The damage that projects like the South Fraser Perimeter Road and the expansion of container storage at Roberts Bank – on farmland – will be extensive. Fortunately, they are not so advanced as to be irreversible – yet. Up to now all that has happened is some sand has been dumped as pre-load. That could be removed and the damage reversed. The problem will be that it requires the ruling elite to admit that they, just like everyone else, failed to predict the sudden reversal of economic fortunes that resulted from the deregulation of US banking and financial markets. Even though a very similar event occurred under the Reagan administration with the collapse of the savings and loan industry, and the regulation regime itself was introduced after the earlier Great Crash of 1929.

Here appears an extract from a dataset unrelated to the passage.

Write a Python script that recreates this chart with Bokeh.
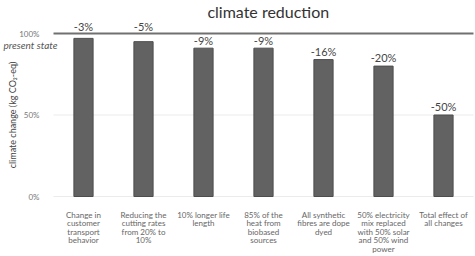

The world has changed in the last few years. Actually, the real world, outside of the financial markets, was already much more precarious and the need for a different approach had long been identified. Exponential economic growth is simply not possible on a finite planet – and the carrying capacity of our ecosystem, the thing we depend on for our lives, was exceeded some time ago. Yet most politicians still talk as though growth is essential – which is only true if we stick to a financial model that has clearly failed. I cannot say that I am optimistic that the light will dawn at any political level here, or in the US for that matter. I do see, however, that more and more citizens are taking matters into their own hands and being the change they seek. I wonder if that will be enough.